Aditi Mangaldas: Inter_rupted

Aditi Mangaldas‘s company in a kathak-rooted reflection on ageing


A man gasps and shakes his head convulsively – and though the sensation is of a body gripped by tremors, that quivering yet sustained alternation between left and right also subtly suggests another association: the rhythmic footwork of kathak dance. It’s a surprising but entirely apt opening for Inter_rupted, a new piece by 56-year-old kathak dancer Aditi Mangaldas that draws upon her own sense of ageing.

The second scene extends her theme: a woman slides backwards along the floor, a river of cloth trailing behind her like a lifetime’s experience. Indeed the work has many such striking images. Tasselled tunics that enhance the dancers’ movement are tightened into straitjackets that restrict it. Mangaldas’s face emerges from a younger woman’s curtain of hair. Lights cause ghostly figures to bloom and fade on bark-like backcloth, one a bold silhouette, the others filigreed like leaf skeletons.

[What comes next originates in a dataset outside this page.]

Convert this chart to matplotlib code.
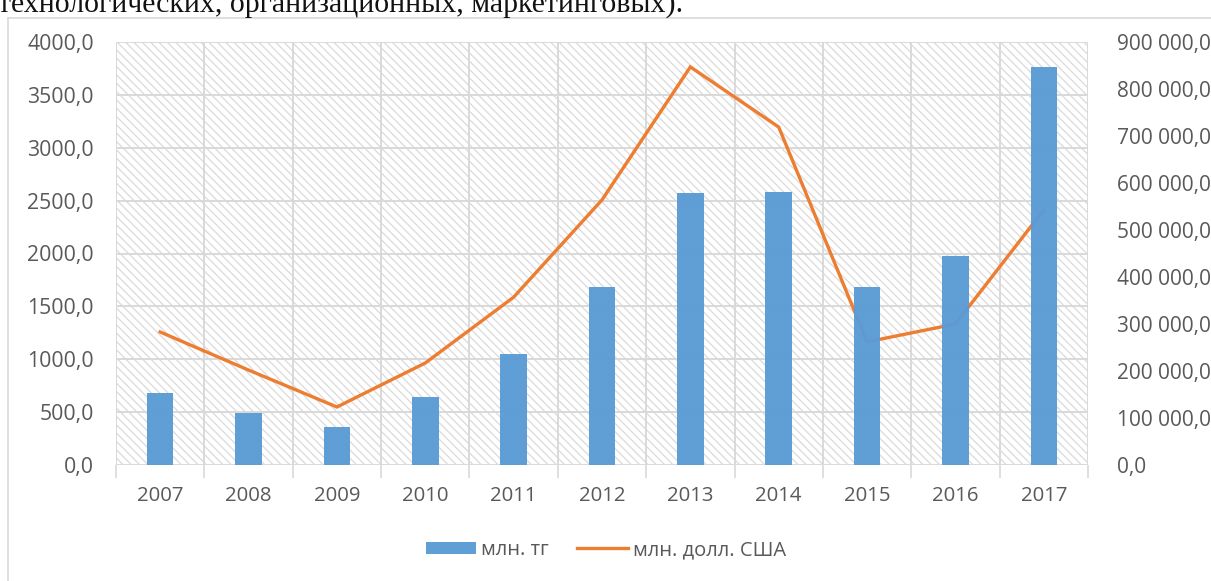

Mangaldas is a commanding and still astonishingly agile presence. She and her six dancers are at their best when they draw most directly upon the kathak style: they can hold a gesture until it hums, and the choreography makes much of their dizzying spins and pivoting turns, whether sending them into serene circlings or churning them in turbulent cyclones.

Yet for all its arresting moments, the piece does not cohere. Its eight sections may be deliberately contrasting in character, but they diffuse more than they focus her theme. In the end, Inter_rupted feels like a series of choreographic threads picked up and then discarded instead of knitted into a larger pattern.